5. Steering is easy to turn at the dock, but becomes hard to turn when vessel  is underway
    ·Steering wheel is too small.  fit larger wheel if possible.
      see installation instructions.  If the problem cannot be rectified
      by the above  mentioned solution, proceed  with next cause and
      solution  or consult factory.
    · cylinder(s) too small. · replace with larger cylinder(s).
    · incorrect setting of trim tab(s) on stern drive. · adjust tab(s).
    · incorrectly designed or adjusted rudders, causing binding on
      rudder post and/or tie bar at cruising speeds.
    · seek professional help. Have competent, qualified marine
       mechanic correct problem.

6. Rudder drifts to port or starboard while vessel is underway, even when wheel is not being turned.
   Dirt in check valves.
        Remove check valve plugs. These are the larger plugs on
         either side on rear of helm. Clean ball seats and balls and re-assemble.

Be prepared to lose a certain amount of oil during this procedure. Have a small can available.
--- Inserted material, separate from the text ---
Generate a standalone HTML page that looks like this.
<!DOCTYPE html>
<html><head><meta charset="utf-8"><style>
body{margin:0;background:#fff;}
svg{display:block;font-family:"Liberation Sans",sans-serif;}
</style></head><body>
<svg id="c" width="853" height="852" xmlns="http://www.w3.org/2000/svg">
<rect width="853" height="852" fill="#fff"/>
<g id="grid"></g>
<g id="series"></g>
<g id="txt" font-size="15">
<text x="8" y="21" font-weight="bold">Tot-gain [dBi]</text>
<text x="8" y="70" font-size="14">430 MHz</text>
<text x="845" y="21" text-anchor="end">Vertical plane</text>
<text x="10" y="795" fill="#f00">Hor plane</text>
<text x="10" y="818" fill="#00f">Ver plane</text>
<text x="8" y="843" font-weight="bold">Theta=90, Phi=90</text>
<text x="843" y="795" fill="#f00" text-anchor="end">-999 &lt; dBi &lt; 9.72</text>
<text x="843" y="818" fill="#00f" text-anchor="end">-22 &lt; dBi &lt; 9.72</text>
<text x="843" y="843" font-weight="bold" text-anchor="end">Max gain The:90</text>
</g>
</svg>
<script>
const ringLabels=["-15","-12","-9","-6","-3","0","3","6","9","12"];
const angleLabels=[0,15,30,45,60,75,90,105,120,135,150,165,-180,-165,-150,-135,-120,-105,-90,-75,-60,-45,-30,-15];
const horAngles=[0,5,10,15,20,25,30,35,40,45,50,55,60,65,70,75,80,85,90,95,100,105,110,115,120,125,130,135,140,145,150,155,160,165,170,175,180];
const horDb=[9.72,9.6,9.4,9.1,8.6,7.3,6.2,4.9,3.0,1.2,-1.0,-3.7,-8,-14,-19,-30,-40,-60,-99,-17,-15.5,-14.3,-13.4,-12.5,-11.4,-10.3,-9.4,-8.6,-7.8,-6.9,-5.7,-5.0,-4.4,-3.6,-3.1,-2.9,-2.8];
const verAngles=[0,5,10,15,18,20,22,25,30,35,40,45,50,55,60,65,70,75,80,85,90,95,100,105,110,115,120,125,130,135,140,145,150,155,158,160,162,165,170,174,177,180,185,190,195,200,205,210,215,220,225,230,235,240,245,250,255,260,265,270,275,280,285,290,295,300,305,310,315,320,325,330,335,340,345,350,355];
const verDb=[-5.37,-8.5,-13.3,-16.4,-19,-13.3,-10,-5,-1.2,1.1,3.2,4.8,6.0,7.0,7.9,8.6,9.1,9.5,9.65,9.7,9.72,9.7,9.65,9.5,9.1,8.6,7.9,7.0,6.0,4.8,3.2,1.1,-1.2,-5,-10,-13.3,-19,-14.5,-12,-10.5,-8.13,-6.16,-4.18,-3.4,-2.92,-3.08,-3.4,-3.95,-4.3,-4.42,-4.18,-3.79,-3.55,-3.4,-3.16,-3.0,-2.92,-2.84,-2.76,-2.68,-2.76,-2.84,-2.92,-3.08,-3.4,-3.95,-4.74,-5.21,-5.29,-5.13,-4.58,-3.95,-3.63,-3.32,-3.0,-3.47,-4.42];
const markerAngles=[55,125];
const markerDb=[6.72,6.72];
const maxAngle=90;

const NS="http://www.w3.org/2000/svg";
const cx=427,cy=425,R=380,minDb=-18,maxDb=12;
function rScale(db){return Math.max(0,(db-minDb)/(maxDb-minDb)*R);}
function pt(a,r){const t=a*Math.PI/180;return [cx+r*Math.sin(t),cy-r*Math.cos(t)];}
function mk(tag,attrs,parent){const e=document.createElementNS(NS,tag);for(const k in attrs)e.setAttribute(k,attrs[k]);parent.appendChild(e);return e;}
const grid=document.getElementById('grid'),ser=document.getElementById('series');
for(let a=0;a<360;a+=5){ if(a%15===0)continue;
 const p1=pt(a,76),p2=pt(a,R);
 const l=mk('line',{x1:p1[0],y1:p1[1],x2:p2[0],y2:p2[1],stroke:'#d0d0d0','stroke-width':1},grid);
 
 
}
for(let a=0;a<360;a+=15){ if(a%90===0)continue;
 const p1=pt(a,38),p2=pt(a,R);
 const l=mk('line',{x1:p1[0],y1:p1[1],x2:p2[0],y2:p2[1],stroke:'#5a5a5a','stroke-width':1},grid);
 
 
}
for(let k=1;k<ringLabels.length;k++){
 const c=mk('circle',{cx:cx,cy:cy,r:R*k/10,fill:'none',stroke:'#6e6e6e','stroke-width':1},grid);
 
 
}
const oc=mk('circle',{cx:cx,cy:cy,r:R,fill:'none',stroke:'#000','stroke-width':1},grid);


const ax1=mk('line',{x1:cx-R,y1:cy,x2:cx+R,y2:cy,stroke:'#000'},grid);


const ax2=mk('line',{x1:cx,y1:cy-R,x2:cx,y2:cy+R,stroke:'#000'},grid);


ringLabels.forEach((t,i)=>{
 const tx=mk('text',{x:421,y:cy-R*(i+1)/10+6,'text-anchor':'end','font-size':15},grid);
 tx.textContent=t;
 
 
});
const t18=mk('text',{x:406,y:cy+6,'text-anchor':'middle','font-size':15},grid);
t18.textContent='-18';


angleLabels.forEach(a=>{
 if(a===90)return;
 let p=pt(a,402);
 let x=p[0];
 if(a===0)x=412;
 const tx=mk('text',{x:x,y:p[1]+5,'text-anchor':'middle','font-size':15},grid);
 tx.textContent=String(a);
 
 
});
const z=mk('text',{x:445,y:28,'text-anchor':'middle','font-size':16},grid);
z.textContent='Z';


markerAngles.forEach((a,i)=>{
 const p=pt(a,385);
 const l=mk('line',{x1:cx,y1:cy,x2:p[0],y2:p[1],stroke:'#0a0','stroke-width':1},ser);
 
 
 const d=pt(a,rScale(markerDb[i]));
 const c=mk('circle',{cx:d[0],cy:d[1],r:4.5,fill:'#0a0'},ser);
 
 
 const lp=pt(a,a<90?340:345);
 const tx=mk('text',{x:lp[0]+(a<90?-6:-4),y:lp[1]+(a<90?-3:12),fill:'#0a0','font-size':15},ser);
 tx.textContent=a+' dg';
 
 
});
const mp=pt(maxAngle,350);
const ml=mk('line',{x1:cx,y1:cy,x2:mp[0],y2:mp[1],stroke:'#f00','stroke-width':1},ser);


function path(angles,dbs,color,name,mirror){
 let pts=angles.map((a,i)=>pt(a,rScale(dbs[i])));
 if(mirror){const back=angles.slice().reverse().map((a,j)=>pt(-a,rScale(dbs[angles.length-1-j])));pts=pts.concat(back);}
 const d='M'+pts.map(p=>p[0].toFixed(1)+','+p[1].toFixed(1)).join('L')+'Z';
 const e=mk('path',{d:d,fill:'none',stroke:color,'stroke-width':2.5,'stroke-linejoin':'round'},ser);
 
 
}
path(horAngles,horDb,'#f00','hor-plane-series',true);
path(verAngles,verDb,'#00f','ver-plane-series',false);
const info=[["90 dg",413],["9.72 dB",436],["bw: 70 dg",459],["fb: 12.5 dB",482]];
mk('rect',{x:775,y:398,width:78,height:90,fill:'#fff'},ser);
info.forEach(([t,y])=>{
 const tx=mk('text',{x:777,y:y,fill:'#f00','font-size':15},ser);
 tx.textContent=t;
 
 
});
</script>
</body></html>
Refill system when check balls have been re-assembled.

7. Turning one wheel causes second steering wheel to rotate.
      See fault No. 6. 
8. Seals will sometimes leak  if steering system is not vented at uppermost helm.
          The Seastar helm has a field  replaceable wheel shaft seal
          which can readily be replaced by removing the steering
          wheel and seal cover held in place by three small screws.
          Quad ring  no. 210 is found in Seastar helm seal kit HS5151.

Seal kits are available for Seastar cylinders, however, these must only be used by a qualified marine mechanic.